Я вообще не умею организовывать что-то, даже с собой. Когда начались эти деньги-деньги-деньги, мне говорили ходить самой и искать. Я очень быстро увяла, когда попробовала. Пошла к очень богатому человеку, он со мной очень мило разговаривал, но денег не дал. Пошла еще к одному очень богатому человеку, он тоже со мной очень мило разговаривал, но денег не дал. И я решила, что больше ходить не хочу. Но мне посоветовали обратиться к Гриневецкому (Сергей Гриневецкий – политик, народный депутат, член Комитета ВР по вопросам национальной безопасности и обороны, член комиссии по помилованию при Президенте Украины – Авт.). Я попросила его порекомендовать мне человека, который бы дал денег на кино, а он предложил профинансировать от области. Я так обрадовалась! Сергей Рафаилович – единственный человек, который так отреагировал по первой просьбе.
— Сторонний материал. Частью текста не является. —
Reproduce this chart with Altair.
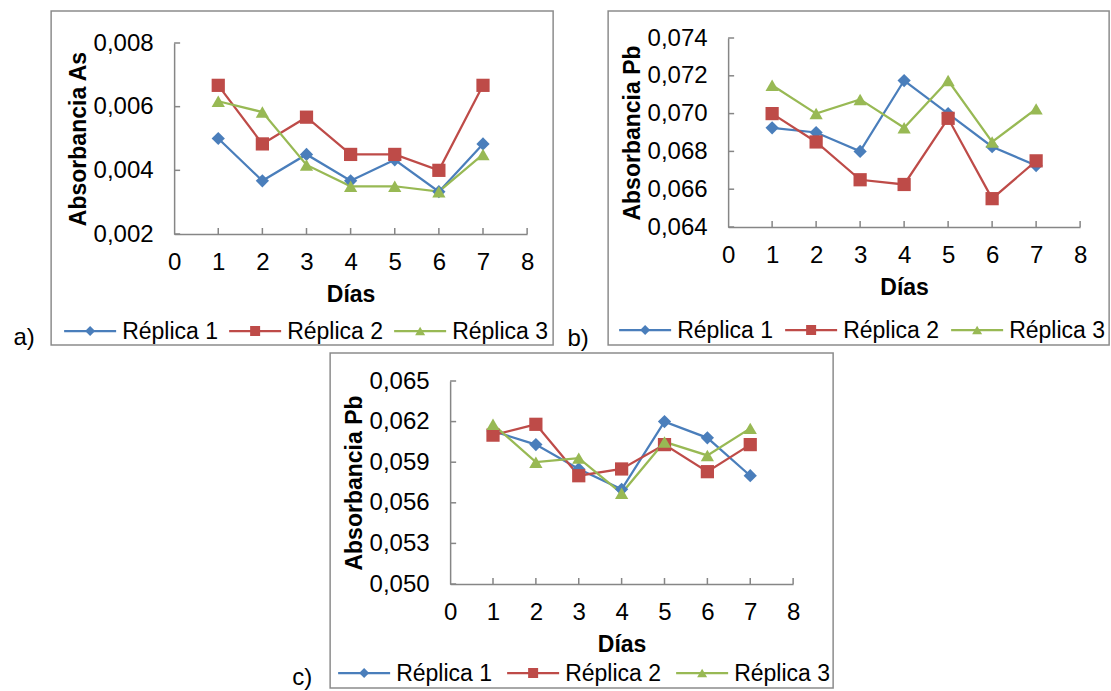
import altair as alt
import pandas as pd

# ---------------- data ----------------
dias = [1, 2, 3, 4, 5, 6, 7]
series = ["Réplica 1", "Réplica 2", "Réplica 3"]
colors = ["#4A7EBB", "#BE4B48", "#98B954"]
shapes = ["diamond", "square", "triangle-up"]
x_ticks = [0, 1, 2, 3, 4, 5, 6, 7, 8]

a_r1 = [0.00500, 0.00367, 0.00450, 0.00367, 0.00433, 0.00333, 0.00483]
a_r2 = [0.00667, 0.00483, 0.00567, 0.00450, 0.00450, 0.00400, 0.00667]
a_r3 = [0.00617, 0.00583, 0.00417, 0.00350, 0.00350, 0.00333, 0.00450]
a_yticks = [0.002, 0.004, 0.006, 0.008]

b_r1 = [0.06925, 0.06900, 0.06800, 0.07175, 0.07000, 0.06825, 0.06725]
b_r2 = [0.07000, 0.06850, 0.06650, 0.06625, 0.06975, 0.06550, 0.06750]
b_r3 = [0.07150, 0.07000, 0.07075, 0.06925, 0.07175, 0.06850, 0.07025]
b_yticks = [0.064, 0.066, 0.068, 0.070, 0.072, 0.074]

c_r1 = [0.0613, 0.0603, 0.0585, 0.0570, 0.0620, 0.0608, 0.0580]
c_r2 = [0.0610, 0.0618, 0.0580, 0.0585, 0.0603, 0.0583, 0.0603]
c_r3 = [0.0618, 0.0590, 0.0593, 0.0567, 0.0605, 0.0595, 0.0615]
c_yticks = [0.050, 0.053, 0.056, 0.059, 0.062, 0.065]

GRAY = "#868686"
FONT = "Liberation Sans"
LABEL_EXPR = "replace(format(datum.value, '.3f'), '.', ',')"


def panel(r1, r2, r3, yticks, ytitle, letter, w, h, ytop, frame, letter_pos, legend_pos):
    df = pd.DataFrame({
        "Día": dias * 3,
        "Abs": r1 + r2 + r3,
        "Serie": [s for s in series for _ in dias],
    })
    xs = alt.Scale(domain=[0, 8], nice=False, zero=False)
    ys = alt.Scale(domain=[yticks[0], yticks[-1]], range=[h, ytop], nice=False, zero=False)
    X = alt.X("Día:Q", scale=xs, axis=alt.Axis(
        values=x_ticks, title="Días", labelPadding=16, titlePadding=9,
        ticks=False, labelFlush=False, labelOverlap=False))
    Y = alt.Y("Abs:Q", scale=ys, axis=alt.Axis(
        values=yticks, title=ytitle, labelExpr=LABEL_EXPR, labelPadding=21,
        titlePadding=3, ticks=False, labelFlush=False, labelOverlap=False))
    col = alt.Color("Serie:N", scale=alt.Scale(domain=series, range=colors), legend=None)
    shp = alt.Shape("Serie:N", scale=alt.Scale(domain=series, range=shapes), legend=None)

    lines = alt.Chart(df).mark_line(strokeWidth=2.25).encode(x=X, y=Y, color=col)
    pts = alt.Chart(df).mark_point(filled=True, size=175, opacity=1).encode(
        x=X, y=Y, color=col, shape=shp)

    # inward tick marks
    ytick_df = pd.DataFrame({"Abs": yticks})
    xtick_df = pd.DataFrame({"Día": x_ticks[1:]})
    yt = alt.Chart(ytick_df).mark_rule(color=GRAY, strokeWidth=1.5).encode(
        y=Y, x=alt.value(0), x2=alt.value(6))
    xt = alt.Chart(xtick_df).mark_rule(color=GRAY, strokeWidth=1.5).encode(
        x=X, y=alt.value(h), y2=alt.value(h - 6))

    one = pd.DataFrame({"k": [0]})
    fl, fr, ft, fb = frame
    box = alt.Chart(one).mark_rect(fillOpacity=0, stroke="#8C8C8C", strokeWidth=1.5).encode(
        x=alt.value(fl), x2=alt.value(fr), y=alt.value(ft), y2=alt.value(fb))
    lab = alt.Chart(one).mark_text(text=letter, fontSize=24, font=FONT, color="black",
                                   align="center", baseline="alphabetic").encode(
        x=alt.value(letter_pos[0]), y=alt.value(letter_pos[1]))

    # legend: line + marker + label for each series, laid out in one row
    lx0, ly, step = legend_pos
    leg_df = pd.DataFrame({"Serie": series, "i": list(range(len(series)))})
    leg = alt.Chart(leg_df).transform_calculate(
        lx=f"{lx0} + datum.i * {step}",
        lx2=f"{lx0} + 52 + datum.i * {step}",
        lm=f"{lx0} + 26 + datum.i * {step}",
        lt=f"{lx0} + 58 + datum.i * {step}",
    )
    leg_line = leg.mark_rule(strokeWidth=2.25).encode(
        x=alt.X("lx:Q", scale=None, axis=None), x2="lx2:Q", y=alt.value(ly), color=col)
    leg_pt = leg.mark_point(filled=True, size=100, opacity=1).encode(
        x=alt.X("lm:Q", scale=None, axis=None), y=alt.value(ly), color=col, shape=shp)
    leg_txt = leg.mark_text(fontSize=23, font=FONT, color="black", align="left",
                            baseline="middle", dy=1).encode(
        x=alt.X("lt:Q", scale=None, axis=None), y=alt.value(ly), text="Serie:N")

    return alt.layer(box, lab, lines, yt, xt, pts, leg_line, leg_pt, leg_txt).properties(
        width=w, height=h)


# both top panels share the same view origin (page y = 38); panel a's data area starts 5px lower
pa = panel(a_r1, a_r2, a_r3, a_yticks, "Absorbancia As", "a)", 353, 196, 5,
           (-123, 379, -27, 307), (-150, 307), (-110, 293, 165))
pb = panel(b_r1, b_r2, b_r3, b_yticks, "Absorbancia Pb", "b)", 352, 189, 0,
           (-120, 381, -27, 307), (-150, 308), (-109, 292, 166))
pc = panel(c_r1, c_r2, c_r3, c_yticks, "Absorbancia Pb", "c)", 343, 203, 0,
           (-120, 383, -28, 307), (-148, 304), (-112, 292, 169))

top = alt.hconcat(pa, pb, spacing=13)
chart = alt.vconcat(top, pc, spacing=1, center=True)

chart = chart.properties(
    padding={"left": 13, "top": 10, "right": 0, "bottom": 0},
    background="white",
).configure(font=FONT).configure_view(strokeWidth=0).configure_axis(
    labelFontSize=24, labelColor="black", labelFont=FONT,
    titleFontSize=23, titleColor="black", titleFontWeight="bold", titleFont=FONT,
    domainColor=GRAY, domainWidth=1.5, grid=False,
)

chart.save("out.html", embed_options={"renderer": "svg", "actions": False})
Евгений: Кино же было дешевое…
Кира: Я вообще не снимаю дорогое кино. У меня так сложилось вначале и осталось в крови, что уже не могла снимать что-то дорогое. Из ничего хотела сделать нечто…
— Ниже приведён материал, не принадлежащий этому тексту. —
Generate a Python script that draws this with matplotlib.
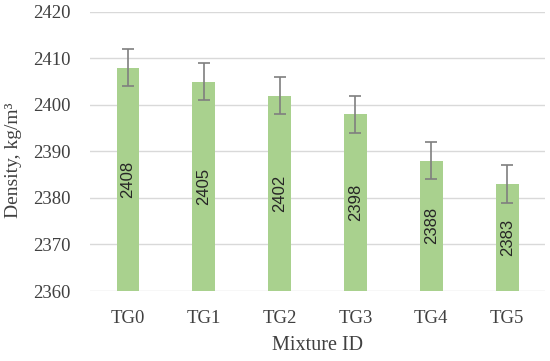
import matplotlib.pyplot as plt

# mixture densities with error bars
mixes = ["TG0", "TG1", "TG2", "TG3", "TG4", "TG5"]
density = [2408, 2405, 2402, 2398, 2388, 2383]
err = [4, 4, 4, 4, 4, 4]

serif = ["Liberation Serif", "DejaVu Serif"]
fig = plt.figure(figsize=(5.5, 3.61), dpi=100)
ax = fig.add_axes([0.1636, 0.1939, 0.8274, 0.7729])

x = range(len(mixes))
ax.bar(x, [d - 2360 for d in density], bottom=2360, width=0.3, color="#a9d18e", zorder=2)
ax.errorbar(x, density, yerr=err, fmt="none", ecolor="#7f7f7f", elinewidth=1.2,
            capsize=4, capthick=1.2, zorder=3)

for i, d in enumerate(density):
    ax.text(i, (d + 2360) / 2, str(d), rotation=90, ha="center", va="center",
            fontsize=12, color="#262626", family=["Liberation Sans", "DejaVu Sans"], zorder=4)

ax.set_ylim(2360, 2420)
ax.set_xlim(-0.5, 5.5)
ax.set_yticks(range(2360, 2421, 10))
ax.set_xticks(list(x))
ax.set_xticklabels(mixes)
ax.grid(axis="y", color="#d9d9d9", linewidth=1, zorder=0)
ax.set_axisbelow(True)
for s in ax.spines.values():
    s.set_visible(False)
ax.tick_params(length=0, labelsize=13.5, labelcolor="#404040")
ax.tick_params(axis="y", pad=14)
ax.tick_params(axis="x", pad=14)
for lab in ax.get_xticklabels() + ax.get_yticklabels():
    lab.set_family(serif)

ax.set_xlabel("Mixture ID", fontsize=14.5, color="#404040", family=serif, labelpad=6)
ax.set_ylabel("Density, kg/m\u00b3", fontsize=14, color="#404040", family=serif)
ax.yaxis.label.set_verticalalignment("center")
ax.yaxis.set_label_coords(-0.168, 0.47)

fig.savefig("out.png", dpi=100)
- Но ведь, кто деньги платит, тот и музыку заказывает?
Евгений: Надо сказать, что все наши фильмы после перестройки, кроме совсем последнего, были сняты с участием Министерства культуры Украины. И они никогда не ставили никаких условий цензурного типа… Могли только говорить, что денег нет или их мало, но как-то пытались нас поддержать. Мы еще снимали на малые деньги и со скрипом в Украине то, что хотели, а в России к этому моменту уже начали контролировать тематическую сторону: "Мы вам даем деньги, значит, снимайте то, что хотим мы". Там уже начался этот крен в сторону патриотизма… В Москве со средины 90-х уже было бы хуже, чем здесь. А сейчас так вообще там вся малина кончилась… Главное, что есть такой обман и лицемерие: они говорят, что "мы вам даем деньги, и вы должны нас обслуживать", тогда как грамотный человек понимает, что это деньги налогоплательщиков.
Кира: У них же это выражение было всегда: "Это вам не частная лавочка!"… А мне всегда хотелось спросить: "Где она, эта частная лавочка? Я бы туда пошла!". (Смеется).